Alice Ghostley as Esmeralda

ALICE GHOSTLEY (Esmeralda)

Alice Ghostley was born in Eve, Missouri, and spent part of her childhood in Arkansas and Oklahoma. It was in a small Oklahoma town that her high school teacher inspired her to pursue a dramatic career. Following graduation from the University of Oklahoma (where she minored in drama), Ghostley headed for New Jersey and eventually New York.

"I always wanted to be a movie star like Ruby Keeler," she admits, "and I was just seventeen. I thought the big city was the place to begin.

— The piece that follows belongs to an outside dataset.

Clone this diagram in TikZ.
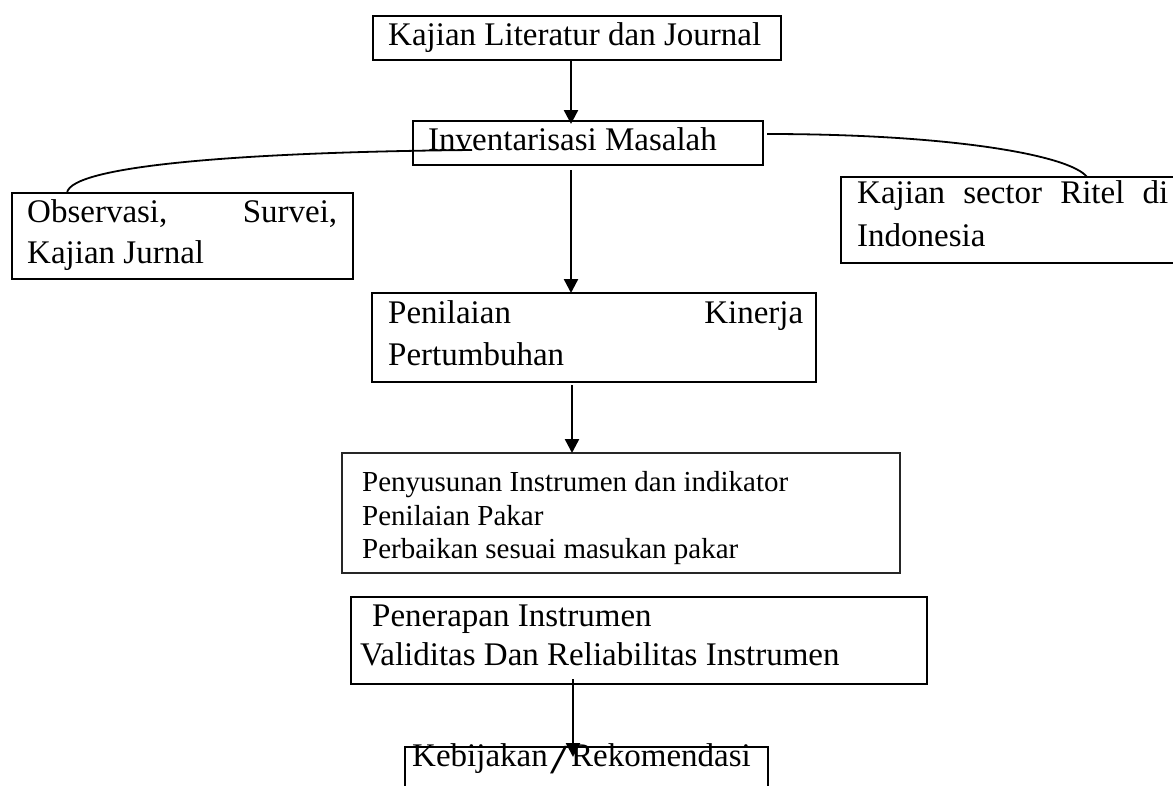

Alice was also inspired by a cousin who was a tightrope walker for the Ringling Bros. and Barnum and Bailey Circus. She later teamed with her sister, Gladys, and they did an act called The Ghostley Sisters.

The actress remembers:

"When I first started out, I had this natural ability to sing. That was another reason why I chose New York, with all the musicals that were happening at the time. But I looked so different from everyone else. I was never what you would call an ingenue. I was having difficulty finding jobs. Get your eyes straightened, they would tell me, and maybe we can work with you."

For a while, nothing happened. To pay for acting lessons, Alice worked in a restaurant, a cosmetics factory, a detective agency, and a motion picture theater.

After some assistance from actor/composer/lyricist G. Wood, Ghostley's big break arrived: She sang The Boston Beguine on Broadway with Paul Lynde in New Faces of 1952.

Other Broadway appearances included The Sign in Sidney Brustein's Window, for which she earned a Tony Award for Best Actress and the Saturday Review Award for Best Performance of the 1964/1965 season. She also received a Tony Award nomination for her role in The Beauty Part by S. Z. Perelman.
Ghostley recently reemerged on stage as Miss Hannigan in 907 Broadway productions of Annie, and in the New York and Vancouver productions of Nunsense.

Ghostley's motion picture credits include To Kill a Mockingbird (1962), The Flim Flam Man (1967), The Graduate (1967, with Marion Lorne) Viva Max (1969), Gator (1976), Rabbit Test (with Paul Lynde, 1978), and Grease (also in 1978).

On television, she was recently Emmy nominated for her role as Bernice Clifton in the still-popular, in-syndication "bitch-com," Designing Women. She is also remembered fondly for TV parts in such diverse productions as Twelfth Night, The Jackie Gleason Show, The Jonathan Winters Show (1967 to 1969), and her starring role in Captain Nice (1966 to 1967).

Alice Ghostley died September 22, 2007 at the age of 81. She was survived by her actor/husband Felice Orlandi.